Just such a man who was born in Germantown was John Marshall, our greatest Supreme Court Chief Justice. I commend to your study the report from Fauquier County Parks and Recreation entitled “John Marshall Birthplace Park Visioning Exercise.”
Preserving land zoned for industrial development and safeguarding it for future generations of men and women of character is a high calling for the Fauquier County Board of Supervisors.
Preserving this land would also do honor to a man buried in Germantown, the Reverend Johann Henrich Haeger, pastor of the Germanna Colony and a native son of the German village of Anzhausen in the Siegerland.
At the age of 69, having already retired from the pastorate due to ill-health, Pastor Haeger made the momentous decision to leave the Siegerland forever in the hope of establishing a new community in America.
After wintering in England, the hopeful group of Siegerlanders prepared to set sail for America.

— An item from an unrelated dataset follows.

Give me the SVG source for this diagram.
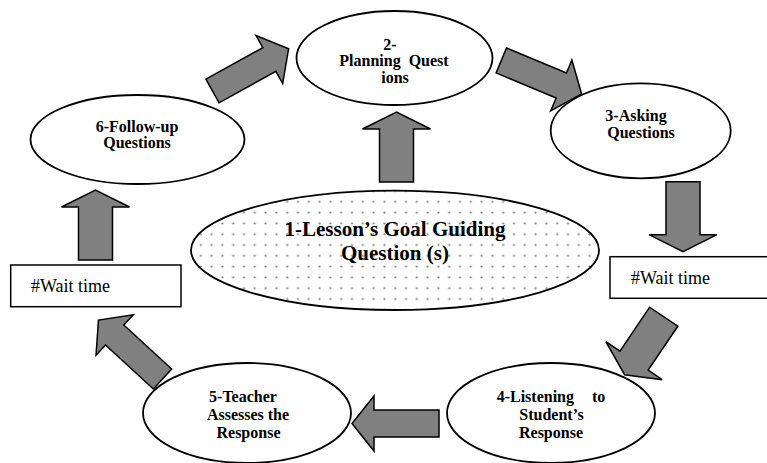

Undoubtedly, Pastor Haeger administered Holy Communion to his flock, asked God’s blessing for the dangerous transatlantic crossing, and prayed that He would prosper their families and their descendants in the New World.
And, God did prosper those who came to America and settled at Germantown.
Could Pastor Haeger, from the little village of Anzhausen, have ever hoped that over 250 years later his descendant, Apollo 11 Astronaut Buzz Aldrin, would remember God’s blessings by becoming the first man to take Holy Communion on the surface of the Moon?
Thanks to the generosity of our members, the Germanna Foundation stands at the center of a far-flung community of memory and hope.
With members in the United States, Germany, Canada and Australia, the Germanna Foundation keeps green the memory of deeds past to inspire the exploration of tomorrow’s New Worlds.
We are enriched more than you know by the support and friendship of the people of Fauquier County across time and space.
At our homecoming the Germanna Foundation holds the third weekend of July every year, we remind each other of our mission as interrelated families in the words of one of America’s greatest poets, T.S. Eliot, and I would like to share it with you:
We shall not cease from exploration
And the end of all our exploring
Will be to arrive where we started
And know the place for the first time.